Sous réserve de stabilité des politiques actuelles et des financements, on peut formuler les hypothèses suivantes :

  1. Électricité : vers 95–100 % ENR en régime normal, mais autonomie “réelle” repoussée.

    • La loi LTECV et les textes d’orientation visent toujours une autonomie énergétique des DROM en 2030.
    • Le CESE et d’autres instances estiment déjà que cet objectif sera très difficile à atteindre à l’échéance prévue.
    • L’ADEME a montré qu’il faudrait, par exemple, déployer environ 1 000 MW de photovoltaïque pour rendre crédible une autonomie complète, contre des objectifs bien plus modestes dans la PPE.

    Projection : il est probable qu’en 2030 La Réunion dispose d’un mix électrique quasi intégralement renouvelable en année moyenne, mais avec un socle important de bioénergies importées et de moyens thermiques de secours. Une autonomie fondée majoritairement sur des ressources locales semble plutôt se situer au-delà de 2035–2040, sauf rupture technologique ou révision très ambitieuse de la PPE (analyse).

  2. Réseau & aléas climatiques : risque d’incidents récurrents sans accélération des investissements.

    • EDF anticipe d’importants besoins en puissance pilotable, stockage et réserves primaire/secondaire (jusqu’à 200 MW de réserve secondaire en 2033 dans un scénario), pour compenser la montée des ENR non synchrones.
    • Le programme de reconstruction post-Garance prévoit deux ans de travaux pour relever et enterrer une partie des lignes les plus exposées.

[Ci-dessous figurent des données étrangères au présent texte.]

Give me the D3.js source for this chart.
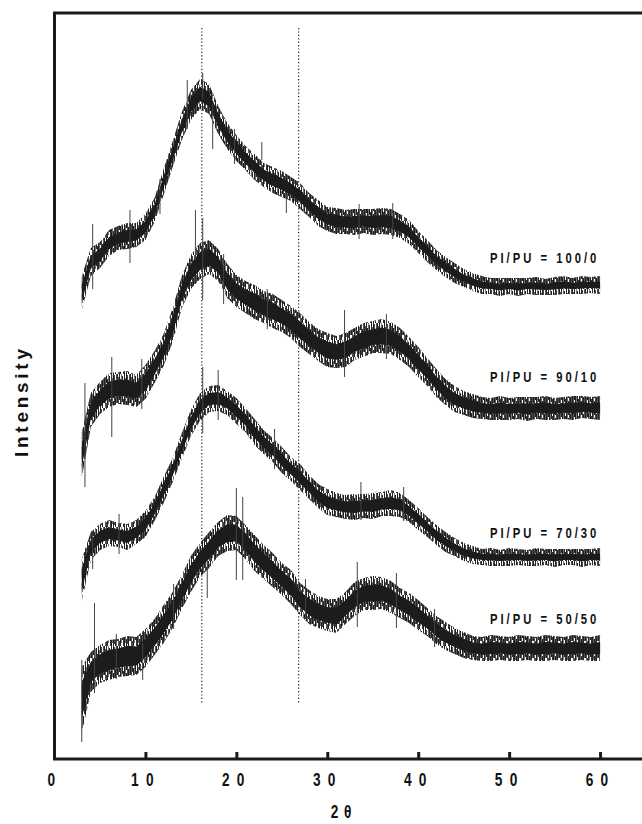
<!DOCTYPE html>
<html>
<head>
<meta charset="utf-8">
<script src="https://cdn.jsdelivr.net/npm/d3@7/dist/d3.min.js"></script>
<style>
  body { margin: 0; background: #fff; }
  svg { display: block; }
</style>
</head>
<body>
<div id="chart"></div>
<script>
// 2-theta sampling grid (degrees)
const angles = [3,4,5,6,7,8,9,10,11,12,13,14,15,16,17,18,19,20,21,22,23,24,25,26,27,28,29,30,
  31,32,33,34,35,36,37,38,39,40,41,42,43,44,45,46,47,48,49,50,51,52,53,54,55,56,57,58,59,60];

// curve centre (a.u., curves already offset as in the figure) and half width of the noise band
const pi100 = [466,497,504,516,521,523,524,532,549,577,
  605,633,654,665,660,639,623,611,601,592,
  584,579,575,570,563,554,546,540,538,537,
  537,538,537,538,537,533,527,517,508,499,
  492,486,481,477,474,473,472,473,472,473,
  473,472,473,474,473,474,474,474];
const noise100 = [14,11,10,10,9,10,9,10,9,10,
  10,11,12,12,12,11,10,10,9,10,
  9,10,10,9,10,9,10,9,10,9,
  10,9,10,10,10,9,9,8,8,7,
  7,7,6,6,6,5,6,5,6,5,
  6,5,6,6,5,6,5,6];

const pi9010 = [304,349,361,369,371,371,368,377,392,409,
  434,467,487,498,502,494,478,468,462,457,
  452,448,443,437,429,421,414,409,407,409,
  415,419,422,423,421,415,407,397,387,376,
  367,360,356,353,351,350,351,350,351,350,
  351,351,350,351,351,352,351,351];
const noise9010 = [20,14,13,14,13,14,13,14,13,13,
  14,13,14,15,14,13,14,13,13,14,
  13,14,13,13,14,13,13,14,13,14,
  13,14,13,14,13,13,12,12,11,11,
  10,10,9,9,8,8,9,8,8,9,
  8,9,8,8,9,8,8,9];

const pi7030 = [179,213,222,226,224,222,227,235,250,269,
  289,313,336,352,360,361,356,348,339,327,
  317,309,299,290,282,272,263,257,254,252,
  252,253,253,255,256,254,248,240,232,224,
  217,212,207,204,202,202,201,202,202,201,
  202,202,201,202,202,201,202,202];
const noise7030 = [18,11,10,10,9,10,9,10,9,10,
  9,10,10,11,10,10,9,10,9,10,
  9,9,10,9,10,9,9,10,9,9,
  10,9,10,9,10,9,8,8,7,7,
  7,6,6,6,5,6,5,6,5,5,
  6,5,6,5,5,6,5,6];

const pi5050 = [59,87,95,99,101,103,103,111,122,135,
  149,167,185,199,209,220,226,226,217,206,
  197,189,180,172,160,152,147,144,143,151,
  160,165,166,166,162,156,151,144,137,129,
  123,118,114,111,110,111,111,110,111,111,
  110,111,111,110,111,111,110,111];
const noise5050 = [30,17,16,17,16,17,16,16,15,16,
  15,14,15,14,15,14,15,14,14,15,
  14,14,13,14,13,14,13,13,14,13,
  14,13,14,13,13,12,12,12,11,11,
  11,10,10,9,9,10,9,9,10,9,
  9,10,9,9,10,9,9,10];

// single spikes sticking out of the band: [2theta, low, high]
const spikes100 = [[4.2,470,535],[8.3,496,549],[11.6,545,580],[14.6,630,679],[16.3,660,686],[17.4,610,655],
  [19.8,595,630],[22.8,599,617],[25.5,546,566],[33.5,520,555],[37.2,520,556]];
const spikes9010 = [[3.35,272,376],[6.3,322,402],[9.6,350,400],[15.5,499,549],[16.3,459,541],[18.6,455,505],
  [23.4,430,470],[31.9,382,449],[36.5,400,445]];
const spikes7030 = [[4.2,190,228],[7.1,205,245],[16.3,326,392],[18,339,389],[24.2,290,330],[33.7,239,277],[38.4,238,272]];
const spikes5050 = [[3.0,17,99],[4.4,66,156],[6.8,80,125],[9.7,79,116],[13.1,130,175],[16.8,161,199],[20,179,271],
  [20.7,179,262],[27.6,140,180],[33.3,132,197],[37.6,131,186],[41.8,112,150]];

const seriesNames = ["PI/PU = 100/0", "PI/PU = 90/10", "PI/PU = 70/30", "PI/PU = 50/50"];
const xTicks = [0, 10, 20, 30, 40, 50, 60];
const refLines = [16.2, 26.85];   // dotted guides

const series = [
  {name: seriesNames[0], c: pi100, s: noise100, spikes: spikes100},
  {name: seriesNames[1], c: pi9010, s: noise9010, spikes: spikes9010},
  {name: seriesNames[2], c: pi7030, s: noise7030, spikes: spikes7030},
  {name: seriesNames[3], c: pi5050, s: noise5050, spikes: spikes5050}
];

const W = 642, H = 824;
const svg = d3.select("#chart").append("svg")
  .attr("width", W).attr("height", H);

const x = d3.scaleLinear().domain([0, 70]).range([54.5, 691]);
const y = d3.scaleLinear().domain([0, 746]).range([759, 13]);

// irregular vertical-stroke texture for the noisy fringe of each band
const strokes = [[0,0,12,"#222"],[1,3,17,"#555"],[2,0,9,"#222"],[2,12,17,"#444"],[3,5,17,"#222"],[4,0,14,"#777"],
  [5,2,11,"#222"],[6,8,17,"#333"],[7,0,17,"#222"],[8,4,14,"#666"],[9,0,7,"#222"],[9,10,17,"#222"],
  [10,1,15,"#444"],[11,6,17,"#222"],[12,0,12,"#555"]];
const pat = svg.append("defs").append("pattern")
  .attr("id", "fuzz").attr("patternUnits", "userSpaceOnUse")
  .attr("width", 13).attr("height", 17);
pat.selectAll("rect")
  .data(strokes)
  .join("rect")
    .attr("x", d => d[0]).attr("y", d => d[1])
    .attr("width", 1).attr("height", d => d[2] - d[1])
    .attr("fill", d => d[3]);

// dotted guide lines
svg.selectAll(".guide")
  .data(refLines)
  .join("line")
    .attr("x1", d => x(d)).attr("x2", d => x(d))
    .attr("y1", 28).attr("y2", 703)
    .attr("stroke", "#222")
    .attr("stroke-width", 1.2)
    .attr("stroke-dasharray", "1.2,2.2");

series.forEach(function(sr, k) {
  const pts = angles.map((a, i) => ({a: a, c: sr.c[i], s: sr.s[i]}));
  const halo = d3.area()
    .x(d => x(d.a))
    .y0(d => y(d.c - d.s - 3))
    .y1(d => y(d.c + d.s + 3));
  const core = d3.area()
    .x(d => x(d.a))
    .y0(d => y(d.c - d.s * 0.6))
    .y1(d => y(d.c + d.s * 0.6));

  svg.append("path").datum(pts)
    .attr("d", halo)
    .attr("fill", "url(#fuzz)");
  svg.append("path").datum(pts)
    .attr("d", core)
    .attr("fill", "#1c1c1c");

  svg.append("g").selectAll("line")
    .data(sr.spikes)
    .join("line")
      .attr("x1", d => x(d[0])).attr("x2", d => x(d[0]))
      .attr("y1", d => y(d[1])).attr("y2", d => y(d[2]))
      .attr("stroke", "#444").attr("stroke-width", 1);
});

// curve labels
const labelOffset = [22, 26, 19, 24];
series.forEach(function(sr, k) {
  const last = sr.c[sr.c.length - 1];
  svg.append("text")
    .attr("transform", `translate(490, ${y(last) - labelOffset[k]}) scale(0.75,1)`)
    .attr("font-family", "'Liberation Sans', Arial, sans-serif")
    .attr("font-weight", "bold")
    .attr("font-size", "15px")
    .attr("letter-spacing", "4px")
    .attr("fill", "#111")
    .text(sr.name);
});

// frame (right side runs off the page)
svg.append("path")
  .attr("d", `M700,13 H54.5 V759 H700`)
  .attr("fill", "none")
  .attr("stroke", "#1a1a1a")
  .attr("stroke-width", 3);

// x axis ticks pointing inward
const xAxis = svg.append("g")
  .attr("transform", "translate(0,759)")
  .call(d3.axisBottom(x).tickValues(xTicks).tickSizeInner(-7).tickSizeOuter(0).tickPadding(14).tickFormat(d3.format("d")));
xAxis.select(".domain").remove();
xAxis.selectAll(".tick line")
  .attr("stroke", "#1a1a1a").attr("stroke-width", 3)
  .filter(d => d === 0).remove();
xAxis.selectAll(".tick text")
  .attr("transform", "scale(0.72,1)")
  .attr("font-family", "'Liberation Sans', Arial, sans-serif")
  .attr("font-weight", "bold")
  .attr("font-size", "19px")
  .attr("letter-spacing", "10px")
  .attr("fill", "#111");

// axis titles
svg.append("text")
  .attr("transform", "translate(344, 818) scale(0.72,1)")
  .attr("text-anchor", "middle")
  .attr("font-family", "'Liberation Sans', Arial, sans-serif")
  .attr("font-weight", "bold")
  .attr("font-size", "19px")
  .attr("letter-spacing", "8px")
  .attr("fill", "#111")
  .text("2θ");

svg.append("text")
  .attr("transform", "translate(28, 403) rotate(-90)")
  .attr("text-anchor", "middle")
  .attr("font-family", "'Liberation Sans', Arial, sans-serif")
  .attr("font-weight", "bold")
  .attr("font-size", "19px")
  .attr("textLength", 108)
  .attr("lengthAdjust", "spacing")
  .attr("fill", "#111")
  .text("Intensity");
</script>
</body>
</html>
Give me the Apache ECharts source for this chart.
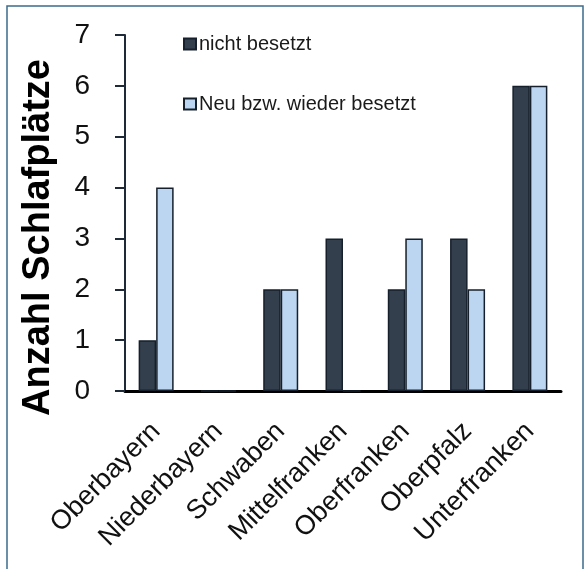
<!DOCTYPE html>
<html>
<head>
<meta charset="utf-8">
<script src="https://cdn.jsdelivr.net/npm/echarts@6/dist/echarts.min.js"></script>
<style>
html,body{margin:0;padding:0;background:#fff;}
#chart{width:584px;height:569px;}
</style>
</head>
<body>
<div id="chart"></div>
<script>
const categories = ['Oberbayern', 'Niederbayern', 'Schwaben', 'Mittelfranken', 'Oberfranken', 'Oberpfalz', 'Unterfranken'];
const nichtBesetzt = [1, 0, 2, 3, 2, 3, 6];
const neuBesetzt = [4, 0, 2, 0, 3, 2, 6];
const seriesNames = ['nicht besetzt', 'Neu bzw. wieder besetzt'];
const yAxisTitle = 'Anzahl Schlafplätze';

const chart = echarts.init(document.getElementById('chart'), null, {renderer: 'canvas'});
const FONT = '"Liberation Sans", Arial, sans-serif';
chart.setOption({
  animation: false,
  backgroundColor: '#ffffff',
  textStyle: {fontFamily: FONT},
  graphic: [{
    type: 'rect',
    shape: {x: 7, y: 6, width: 576, height: 600},
    style: {fill: 'none', stroke: '#3d6b8c', lineWidth: 1.5},
    silent: true,
    z: -1
  }],
  grid: {left: 125, top: 35, right: 23, bottom: 178, containLabel: false},
  legend: {
    orient: 'vertical',
    left: 183,
    top: 34,
    padding: 0,
    itemWidth: 12,
    itemHeight: 11,
    itemGap: 40,
    icon: 'rect',
    textStyle: {fontSize: 20, color: '#1a1a1a', fontFamily: FONT, padding: [0, 0, 0, -2]},
    data: seriesNames
  },
  xAxis: {
    type: 'category',
    data: categories,
    axisLine: {lineStyle: {color: '#000', width: 3}},
    axisTick: {show: false},
    axisLabel: {rotate: 45, fontSize: 27, color: '#111', margin: 36, interval: 0, fontFamily: FONT}
  },
  yAxis: {
    type: 'value',
    min: 0, max: 7, interval: 1,
    name: yAxisTitle,
    nameLocation: 'middle',
    nameGap: 67,
    nameTextStyle: {fontSize: 38, fontWeight: 'bold', color: '#000', fontFamily: FONT, padding: [0, 49, 0, 0]},
    axisLine: {show: true, lineStyle: {color: '#1f2a38', width: 2}},
    axisTick: {show: true, inside: false, length: 10, lineStyle: {color: '#1f2a38', width: 2}},
    splitLine: {show: false},
    axisLabel: {fontSize: 28, color: '#111', margin: 35, fontFamily: FONT}
  },
  series: [
    {
      name: seriesNames[0], type: 'bar', data: nichtBesetzt,
      barWidth: 17.5, barGap: '0%',
      itemStyle: {color: '#343f4e', borderColor: '#16202c', borderWidth: 1.5}
    },
    {
      name: seriesNames[1], type: 'bar', data: neuBesetzt,
      barWidth: 17.5, barGap: '0%',
      itemStyle: {color: '#bcd6f2', borderColor: '#16202c', borderWidth: 1.5}
    }
  ]
});
</script>
</body>
</html>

    Projection : si ces investissements sont réalisés au niveau annoncé et complétés par des stockages centralisés et un pilotage fin de la demande, la fréquence des délestages devrait rester maîtrisée. À l’inverse, en cas de sous-investissement, le système risque d’être régulièrement en tension lors des pointes du soir et des épisodes climatiques extrêmes.

  3. Transports & mobilité : potentiel de bascule, mais fortement dépendant du calendrier des projets.

    • La feuille de route des mobilités et le projet Réunion Express constituent une inflexion majeure, avec un investissement estimé à plusieurs milliards d’euros et une mise en service progressive autour de 2035.
    • Le Bilan prévisionnel mise sur un développement rapide du véhicule électrique, à condition d’un pilotage strict de la recharge pour éviter une aggravation de la pointe électrique.

    Projection : si le calendrier ferroviaire est tenu et si le couplage train + véhicules électriques + recharge pilotée est effectif, la consommation de carburants fossiles dans les transports pourrait se stabiliser puis décroître à partir des années 2030. En cas de retard des grands projets ou d’insuffisance des offres alternatives au tout-voiture, le transport restera le principal point noir carbone de la trajectoire réunionnaise.

Manques d’information pour affiner le diagnostic
  1. Bilan climatique complet de la biomasse importée.

    • Les sources consultées décrivent les flux de pellets et de biocarburants, mais ne fournissent pas de bilan carbone “cycle de vie” public, consolidé et récent pour ces filières dans le cas spécifique de La Réunion.

    Limite : difficile, en l’état, de quantifier précisément le gain climatique net de la substitution charbon/fioul → biomasse importée.

  2. Articulation énergie–foncier–autonomie alimentaire.

    • Des travaux de prospective (par ex. sur l’autonomie énergétique et alimentaire de La Réunion) soulignent les conflits d’usage du sol entre ENR, agriculture et urbanisation.

    Limite : il n’existe pas, dans les documents facilement accessibles, de scénario intégré et actualisé croisant énergie, climat, foncier et systèmes alimentaires à horizon 2030–2050. Une telle modélisation serait nécessaire pour un diagnostic stratégique complet.